Leonard Wilson didn’t survive beatings, torture, hunger and captivity by fantasizing about pie in the sky, he did it by trusting the truth of what his faith had shown him and living that truth in a way that was integral to what he had seen. We cannot separate the truth of what Jesus aims to show us, the truth that saves us from hatred, fear and despair. We cannot separate that truth from the way in which it saves us. Just as we cannot separate that same truth from the way it manifests itself in our lives, in the Jesus way. It’s the way of forgiveness in a world set on revenge; the way of reconciliation in a world driven by retribution.

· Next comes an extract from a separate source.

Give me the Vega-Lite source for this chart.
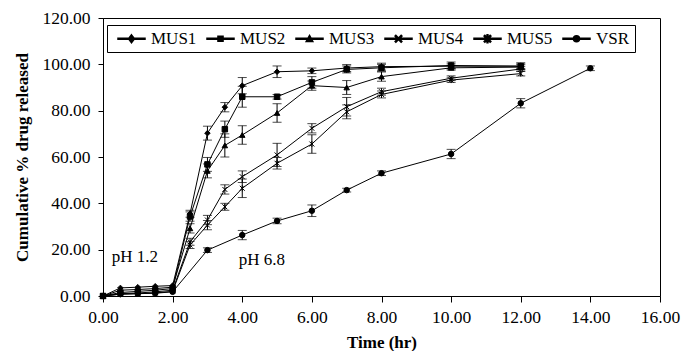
{
  "$schema": "https://vega.github.io/schema/vega-lite/v6.json",
  "autosize": {"type": "none"},
  "width": 557,
  "height": 278,
  "padding": {"left": 103, "top": 18, "right": 23, "bottom": 55},
  "background": "white",
  "config": {
    "font": "Liberation Serif",
    "view": {"stroke": "black", "strokeWidth": 1},
    "axis": {
      "grid": false,
      "domainColor": "black",
      "tickColor": "black",
      "labelColor": "black",
      "titleColor": "black",
      "labelFont": "Liberation Serif",
      "titleFont": "Liberation Serif",
      "labelFontSize": 17.5,
      "titleFontSize": 17,
      "titleFontWeight": "bold",
      "tickSize": 5,
      "labelFlush": false
    }
  },
  "datasets": {
    "release": [
      {"series": "MUS1", "t": 0, "v": 0, "e": 0},
      {"series": "MUS1", "t": 0.5, "v": 3.5, "e": 0},
      {"series": "MUS1", "t": 1, "v": 3.8, "e": 0},
      {"series": "MUS1", "t": 1.5, "v": 4.2, "e": 0},
      {"series": "MUS1", "t": 2, "v": 4.5, "e": 0},
      {"series": "MUS1", "t": 2.5, "v": 35.5, "e": 1.5},
      {"series": "MUS1", "t": 3, "v": 70.3, "e": 3},
      {"series": "MUS1", "t": 3.5, "v": 81.5, "e": 2},
      {"series": "MUS1", "t": 4, "v": 90.8, "e": 3.5},
      {"series": "MUS1", "t": 5, "v": 96.8, "e": 2.5},
      {"series": "MUS1", "t": 6, "v": 97.2, "e": 1.2},
      {"series": "MUS1", "t": 7, "v": 98.4, "e": 1.5},
      {"series": "MUS1", "t": 8, "v": 99, "e": 1.5},
      {"series": "MUS1", "t": 10, "v": 99.2, "e": 1},
      {"series": "MUS1", "t": 12, "v": 99.2, "e": 1},
      {"series": "MUS2", "t": 0, "v": 0, "e": 0},
      {"series": "MUS2", "t": 0.5, "v": 1.5, "e": 0},
      {"series": "MUS2", "t": 1, "v": 2, "e": 0},
      {"series": "MUS2", "t": 1.5, "v": 2.5, "e": 0},
      {"series": "MUS2", "t": 2, "v": 3.2, "e": 0},
      {"series": "MUS2", "t": 2.5, "v": 34.3, "e": 2},
      {"series": "MUS2", "t": 3, "v": 56.8, "e": 3},
      {"series": "MUS2", "t": 3.5, "v": 72, "e": 3.5},
      {"series": "MUS2", "t": 4, "v": 86, "e": 4.5},
      {"series": "MUS2", "t": 5, "v": 86, "e": 1},
      {"series": "MUS2", "t": 6, "v": 92.2, "e": 2.5},
      {"series": "MUS2", "t": 7, "v": 97.8, "e": 1.5},
      {"series": "MUS2", "t": 8, "v": 98.5, "e": 1.5},
      {"series": "MUS2", "t": 10, "v": 99.5, "e": 1.5},
      {"series": "MUS2", "t": 12, "v": 99.2, "e": 1.5},
      {"series": "MUS3", "t": 0, "v": 0, "e": 0},
      {"series": "MUS3", "t": 0.5, "v": 2.5, "e": 0},
      {"series": "MUS3", "t": 1, "v": 2.8, "e": 0},
      {"series": "MUS3", "t": 1.5, "v": 3.2, "e": 0},
      {"series": "MUS3", "t": 2, "v": 3.8, "e": 0},
      {"series": "MUS3", "t": 2.5, "v": 29.2, "e": 2},
      {"series": "MUS3", "t": 3, "v": 54, "e": 3},
      {"series": "MUS3", "t": 3.5, "v": 65, "e": 5},
      {"series": "MUS3", "t": 4, "v": 69.5, "e": 4},
      {"series": "MUS3", "t": 5, "v": 79, "e": 4},
      {"series": "MUS3", "t": 6, "v": 90.8, "e": 2},
      {"series": "MUS3", "t": 7, "v": 90, "e": 3},
      {"series": "MUS3", "t": 8, "v": 94.7, "e": 2},
      {"series": "MUS3", "t": 10, "v": 98.5, "e": 1},
      {"series": "MUS3", "t": 12, "v": 98.8, "e": 1},
      {"series": "MUS4", "t": 0, "v": 0, "e": 0},
      {"series": "MUS4", "t": 0.5, "v": 1, "e": 0},
      {"series": "MUS4", "t": 1, "v": 1.3, "e": 0},
      {"series": "MUS4", "t": 1.5, "v": 1.8, "e": 0},
      {"series": "MUS4", "t": 2, "v": 2.5, "e": 0},
      {"series": "MUS4", "t": 2.5, "v": 23.4, "e": 1.5},
      {"series": "MUS4", "t": 3, "v": 32.8, "e": 2},
      {"series": "MUS4", "t": 3.5, "v": 46, "e": 2},
      {"series": "MUS4", "t": 4, "v": 51.5, "e": 2.5},
      {"series": "MUS4", "t": 5, "v": 60.9, "e": 5},
      {"series": "MUS4", "t": 6, "v": 72.4, "e": 2},
      {"series": "MUS4", "t": 7, "v": 81.7, "e": 4},
      {"series": "MUS4", "t": 8, "v": 88.2, "e": 1.5},
      {"series": "MUS4", "t": 10, "v": 94, "e": 1},
      {"series": "MUS4", "t": 12, "v": 98, "e": 1},
      {"series": "MUS5", "t": 0, "v": 0, "e": 0},
      {"series": "MUS5", "t": 0.5, "v": 0.8, "e": 0},
      {"series": "MUS5", "t": 1, "v": 1, "e": 0},
      {"series": "MUS5", "t": 1.5, "v": 1.3, "e": 0},
      {"series": "MUS5", "t": 2, "v": 2, "e": 0},
      {"series": "MUS5", "t": 2.5, "v": 22, "e": 1.5},
      {"series": "MUS5", "t": 3, "v": 30.6, "e": 2},
      {"series": "MUS5", "t": 3.5, "v": 38.5, "e": 1.5},
      {"series": "MUS5", "t": 4, "v": 46.5, "e": 4},
      {"series": "MUS5", "t": 5, "v": 57.3, "e": 2.5},
      {"series": "MUS5", "t": 6, "v": 65.6, "e": 4},
      {"series": "MUS5", "t": 7, "v": 79.5, "e": 3},
      {"series": "MUS5", "t": 8, "v": 87, "e": 1.5},
      {"series": "MUS5", "t": 10, "v": 93.2, "e": 1},
      {"series": "MUS5", "t": 12, "v": 96, "e": 1},
      {"series": "VSR", "t": 0, "v": 0, "e": 0},
      {"series": "VSR", "t": 0.5, "v": 0.8, "e": 0},
      {"series": "VSR", "t": 1, "v": 1, "e": 0},
      {"series": "VSR", "t": 1.5, "v": 1.2, "e": 0},
      {"series": "VSR", "t": 2, "v": 1.8, "e": 0},
      {"series": "VSR", "t": 3, "v": 19.8, "e": 1},
      {"series": "VSR", "t": 4, "v": 26.3, "e": 2},
      {"series": "VSR", "t": 5, "v": 32.4, "e": 1.2},
      {"series": "VSR", "t": 6, "v": 36.8, "e": 2.5},
      {"series": "VSR", "t": 7, "v": 45.7, "e": 0.8},
      {"series": "VSR", "t": 8, "v": 53, "e": 1},
      {"series": "VSR", "t": 10, "v": 61.3, "e": 2},
      {"series": "VSR", "t": 12, "v": 83.2, "e": 2},
      {"series": "VSR", "t": 14, "v": 98.3, "e": 1}
    ],
    "notes": [
      {"t": 0.25, "v": 17, "label": "pH  1.2"},
      {"t": 3.9, "v": 15.5, "label": "pH 6.8"}
    ]
  },
  "encoding": {
    "x": {
      "field": "t", "type": "quantitative",
      "scale": {"domain": [0, 16], "nice": false, "padding": 0, "zero": false},
      "axis": {"values": [0, 2, 4, 6, 8, 10, 12, 14, 16], "format": ".2f", "title": "Time (hr)", "labelPadding": 6, "titlePadding": 9, "tickSize": 6}
    },
    "y": {
      "field": "v", "type": "quantitative",
      "scale": {"domain": [0, 120], "nice": false, "padding": 0},
      "axis": {"values": [0, 20, 40, 60, 80, 100, 120], "format": ".2f", "title": "Cumulative % drug released", "labelPadding": 8, "titlePadding": 10}
    }
  },
  "resolve": {"scale": {"shape": "independent"}, "legend": {"shape": "independent"}},
  "layer": [
    {
      "data": {"name": "release"},
      "transform": [{"filter": "datum.e > 0"}],
      "mark": {"type": "errorbar", "color": "black", "ticks": {"size": 9, "color": "black"}, "rule": {"strokeWidth": 1}},
      "encoding": {
        "x": {"field": "t", "type": "quantitative"},
        "y": {"field": "v", "type": "quantitative"},
        "yError": {"field": "e"},
        "detail": {"field": "series"}
      }
    },
    {
      "data": {"name": "release"},
      "mark": {"type": "line", "color": "black", "strokeWidth": 1},
      "encoding": {
        "detail": {"field": "series", "type": "nominal"}
      }
    },
    {
      "data": {"name": "release"},
      "mark": {"type": "point", "filled": true, "fill": "black", "stroke": "black", "strokeWidth": 1, "opacity": 1, "size": 30},
      "encoding": {
        "shape": {
          "field": "series", "type": "nominal",
          "scale": {
            "domain": ["MUS1", "MUS2", "MUS3", "MUS4", "MUS5", "VSR"],
            "range": ["diamond", "square", "triangle-up", "M-0.9,-0.9L0.9,0.9M-0.9,0.9L0.9,-0.9", "M-0.9,-0.9L0.9,0.9M-0.9,0.9L0.9,-0.9M0,-1.1L0,1.1", "circle"]
          },
          "legend": null
        }
      }
    },
    {
      "data": {"name": "release"},
      "transform": [{"filter": "datum.t < 0"}],
      "mark": {"type": "point", "filled": true, "fill": "black", "stroke": "black", "strokeWidth": 1, "opacity": 1, "size": 36},
      "encoding": {
        "shape": {
          "field": "series", "type": "nominal",
          "scale": {
            "domain": ["MUS1", "MUS2", "MUS3", "MUS4", "MUS5", "VSR"],
            "range": [
              "M-4.5,-0.17L4.5,-0.17L4.5,0.17L-4.5,0.17ZM0,-1.3L1,0L0,1.3L-1,0Z",
              "M-4.5,-0.17L4.5,-0.17L4.5,0.17L-4.5,0.17ZM-0.85,-0.85L0.85,-0.85L0.85,0.85L-0.85,0.85Z",
              "M-4.5,-0.17L4.5,-0.17L4.5,0.17L-4.5,0.17ZM0,-1.1L1.1,0.9L-1.1,0.9Z",
              "M-4.5,-0.17L4.5,-0.17L4.5,0.17L-4.5,0.17ZM-1.12,-0.88L0.88,1.12L1.12,0.88L-0.88,-1.12ZM1.12,-0.88L-0.88,1.12L-1.12,0.88L0.88,-1.12Z",
              "M-4.5,-0.17L4.5,-0.17L4.5,0.17L-4.5,0.17ZM-1.12,-0.88L0.88,1.12L1.12,0.88L-0.88,-1.12ZM1.12,-0.88L-0.88,1.12L-1.12,0.88L0.88,-1.12ZM-0.14,-1.3L0.14,-1.3L0.14,1.3L-0.14,1.3Z",
              "M-4.5,-0.17L4.5,-0.17L4.5,0.17L-4.5,0.17ZM-1,0A1,1 0 1,1 1,0A1,1 0 1,1 -1,0Z"
            ]
          },
          "legend": {
            "title": null,
            "orient": "none",
            "legendX": 4,
            "legendY": 7,
            "direction": "horizontal",
            "strokeColor": "black",
            "padding": 5,
            "labelFont": "Liberation Serif",
            "labelFontSize": 17,
            "labelColor": "black",
            "symbolSize": 36,
            "symbolOpacity": 1,
            "symbolFillColor": "black",
            "symbolOffset": 11,
            "labelOffset": 11,
            "columnPadding": 4
          }
        }
      }
    },
    {
      "data": {"name": "notes"},
      "mark": {"type": "text", "align": "left", "baseline": "middle", "fontSize": 17, "font": "Liberation Serif", "color": "black"},
      "encoding": {
        "text": {"field": "label", "type": "nominal"}
      }
    }
  ]
}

It’s the way of healing in a world jonesing for a quick fix. It’s the way of inclusion in a world divided into warring factions. It’s the way of listening in a world that always has one more thing to say. It’s the way of contentment in a world driven by the need for one more thing and the way of the common good in a world where I’ve got mine, now you get yours. It’s the way of connecting in a world that is so disconnected. And it is the way of resurrection in a world bound by death. That’s where Jesus is going, to the place where death gives way to the kind of life that cannot be killed, not by anything, not really. That’s the truth. And Jesus has shown us the way.